Drylongso

Director: Cauleen Smith
Screenwriters: Salim Skil, Cauleen Smith

Institute History

  • 1999 Sundance Film Festival

Description

“Drylongso” is an old African American term that means “ordinary,” or “just the same old thing.” Ambitious and densely packed, Cauleen Smith’s remarkable debut feature addresses the everydayness of violence and the extraordinary beauty of daily life.
Pica is a young woman growing up in Oakland, California, who feels deeply the value and vulnerability of everyone’s life but her own. At home her room is perpetually violated by her mother’s partying visitors, and her work in illegal poster distribution puts her in nightly danger of attack. At school she is unable to make any progress on her 35 mm photography project.
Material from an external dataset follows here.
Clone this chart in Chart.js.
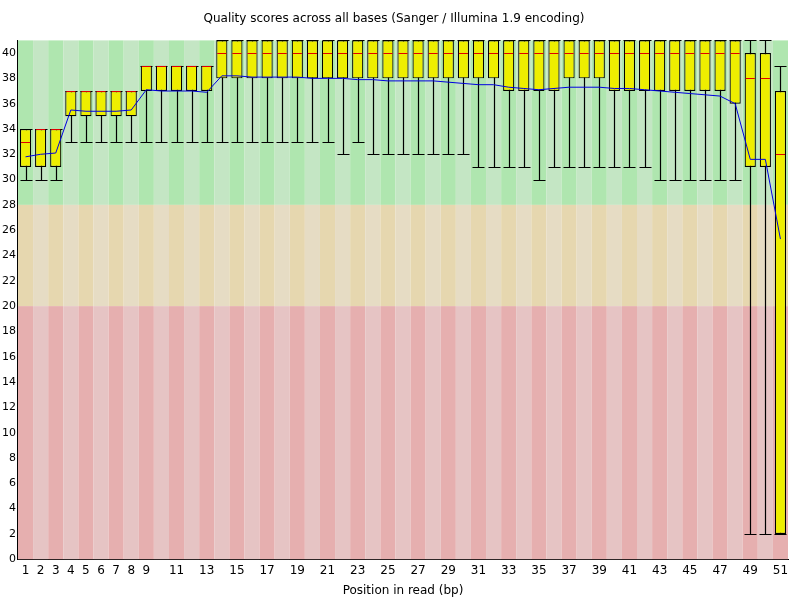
<!DOCTYPE html>
<html><head><meta charset="utf-8">
<script src="https://cdn.jsdelivr.net/npm/chart.js@4"></script>
<style>html,body{margin:0;background:#fff}#wrap{width:800px;height:600px}</style>
</head><body><div id="wrap"><canvas id="c"></canvas></div>
<script>
// Per-base quality data (positions 1..51)
const positions = Array.from({length: 51}, (_, i) => String(i + 1));
const lowerWhisker = [30,30,30,33,33,33,33,33,33,33,33,33,33,33,33,33,33,33,33,33,33,32,33,32,32,32,32,32,32,32,31,31,31,31,30,31,31,31,31,31,31,31,30,30,30,30,30,30,2,2,2];
const upperWhisker = [34,34,34,37,37,37,37,37,39,39,39,39,39,41,41,41,41,41,41,41,41,41,41,41,41,41,41,41,41,41,41,41,41,41,41,41,41,41,41,41,41,41,41,41,41,41,41,41,41,41,39];
const q1 = [31,31,31,35,35,35,35,35,37,37,37,37,37,38,38,38,38,38,38,38,38,38,38,38,38,38,38,38,38,38,38,38,37,37,37,37,38,38,38,37,37,37,37,37,37,37,37,36,31,31,2];
const q3 = [34,34,34,37,37,37,37,37,39,39,39,39,39,41,41,41,41,41,41,41,41,41,41,41,41,41,41,41,41,41,41,41,41,41,41,41,41,41,41,41,41,41,41,41,41,41,41,41,40,40,37];
const medians = [33,34,34,37,37,37,37,37,39,39,39,39,39,40,40,40,40,40,40,40,40,40,40,40,40,40,40,40,40,40,40,40,40,40,40,40,40,40,40,40,40,40,40,40,40,40,40,40,38,38,32];
const means = [31.8,32.0,32.1,35.5,35.4,35.4,35.4,35.5,37.1,37.0,37.0,37.0,36.9,38.2,38.2,38.1,38.1,38.1,38.1,38.0,38.0,38.0,37.9,37.9,37.8,37.8,37.8,37.8,37.7,37.6,37.5,37.5,37.3,37.2,37.1,37.2,37.3,37.3,37.3,37.2,37.2,37.1,37.0,36.9,36.8,36.7,36.6,36.0,31.6,31.6,25.3];
const yTicks = [0,2,4,6,8,10,12,14,16,18,20,22,24,26,28,30,32,34,36,38,40];

// quality zones: [from, to, dark, light]
const zones = [
  [28, 41, '#afe6af', '#c4e6c4'],
  [20, 28, '#e6d7af', '#e6dcc4'],
  [0, 20, '#e6afaf', '#e6c4c4']
];

const backgroundPlugin = {
  id: 'zones',
  beforeDatasetsDraw(chart) {
    const {ctx, scales: {x, y}} = chart;
    const half = (x.getPixelForValue(1) - x.getPixelForValue(0)) / 2;
    ctx.save();
    positions.forEach((p, i) => {
      const cx = x.getPixelForValue(i);
      zones.forEach(z => {
        const top = y.getPixelForValue(z[1]);
        const bot = y.getPixelForValue(z[0]);
        ctx.fillStyle = i % 2 === 0 ? z[2] : z[3];
        ctx.fillRect(cx - half, top, half * 2, bot - top);
      });
    });
    ctx.restore();
  }
};

const whiskerPlugin = {
  id: 'whiskers',
  beforeDatasetsDraw(chart) {
    const {ctx, scales: {x, y}} = chart;
    ctx.save();
    ctx.strokeStyle = '#000';
    ctx.lineWidth = 1.2;
    positions.forEach((p, i) => {
      const cx = Math.round(x.getPixelForValue(i)) + 0.5;
      const w = 6;
      const lo = Math.round(y.getPixelForValue(lowerWhisker[i])) + 0.5;
      const hi = Math.round(y.getPixelForValue(upperWhisker[i])) + 0.5;
      ctx.beginPath();
      ctx.moveTo(cx, lo); ctx.lineTo(cx, hi);
      ctx.moveTo(cx - w, lo); ctx.lineTo(cx + w, lo);
      ctx.moveTo(cx - w, hi); ctx.lineTo(cx + w, hi);
      ctx.stroke();
    });
    ctx.restore();
  },
  afterDatasetDraw(chart, args) {
    if (args.index !== 1) return;
    const {ctx, scales: {y}} = chart;
    const meta = chart.getDatasetMeta(1);
    ctx.save();
    ctx.strokeStyle = '#e00000';
    ctx.lineWidth = 1;
    meta.data.forEach((bar, i) => {
      const my = Math.round(y.getPixelForValue(medians[i])) + 0.5;
      ctx.beginPath();
      ctx.moveTo(bar.x - bar.width / 2 + 1, my);
      ctx.lineTo(bar.x + bar.width / 2 - 1, my);
      ctx.stroke();
    });
    ctx.restore();
  }
};

new Chart(document.getElementById('c'), {
  data: {
    labels: positions,
    datasets: [
      {
        type: 'line',
        data: means,
        borderColor: '#0000e0',
        borderWidth: 1,
        pointRadius: 0,
        tension: 0,
        order: 0
      },
      {
        type: 'bar',
        data: q1.map((v, i) => [v, q3[i]]),
        backgroundColor: '#eeee00',
        borderColor: '#000',
        borderWidth: 1.2,
        borderSkipped: false,
        categoryPercentage: 1,
        barPercentage: 0.74,
        order: 1
      }
    ]
  },
  options: {
    responsive: true,
    maintainAspectRatio: false,
    animation: false,
    layout: {padding: {left: 0, right: 12, top: 6, bottom: 0}},
    plugins: {
      legend: {display: false},
      tooltip: {enabled: false},
      title: {
        display: true,
        text: 'Quality scores across all bases (Sanger / Illumina 1.9 encoding)',
        color: '#000',
        font: {family: 'DejaVu Sans', size: 12, weight: 'normal'},
        padding: {top: 6, bottom: 14}
      }
    },
    scales: {
      x: {
        grid: {display: false, drawTicks: false},
        border: {color: '#000'},
        ticks: {
          color: '#000',
          font: {family: 'DejaVu Sans', size: 12},
          maxRotation: 0,
          autoSkip: false,
          padding: 4,
          callback: (v, i) => (i < 9 || i % 2 === 0) ? positions[i] : ''
        },
        title: {
          display: true,
          text: 'Position in read (bp)',
          color: '#000',
          font: {family: 'DejaVu Sans', size: 12},
          padding: {top: 2, bottom: 2}
        }
      },
      y: {
        min: 0,
        max: 41,
        grid: {display: false, drawTicks: false},
        border: {color: '#000'},
        afterBuildTicks: axis => { axis.ticks = yTicks.map(v => ({value: v})); },
        ticks: {
          color: '#000',
          font: {family: 'DejaVu Sans', size: 11},
          padding: 2
        }
      }
    }
  },
  plugins: [backgroundPlugin, whiskerPlugin]
});
</script>
</body></html>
Instead, armed with charming savvy and a Polaroid camera, Pica tirelessly documents the existence of young black men, whom she believes to be an endangered species. Along the way, she snaps a photo of Tobi, a young black woman, disguised as a man, who is running from a violent boyfriend. Tobi discovers that her assumed gender gives her new strength and freedom of movement around the city. Fate, however, does not spare Pica’s boyfriend, Malik, and his death inspires her to turn the rampant casual violence into something transcendently beautiful through her art.
Full of irony and inspired by the lyrics and rhythms of hip-hop music, Drylongso breathes fresh air into popular notions of black culture. If black men are endangered, black women are still safer when they dress as black men. Shot on a shoestring budget, Drylongso is a filmmaking triumph which tells a story that needs to be heard.

Cauleen Smith, Director
Cauleen Smith completed several short films while studying at San Francisco State University before beginning to raise funds for her first feature, Drylongso. Thankfully the Rockefeller Foundation, American Film Festival, and National Black Programming Consortium extended their confidence to her, based on her early short films, Drylongsoand Chronicles of a Lying Spirit by Kelly Gabron.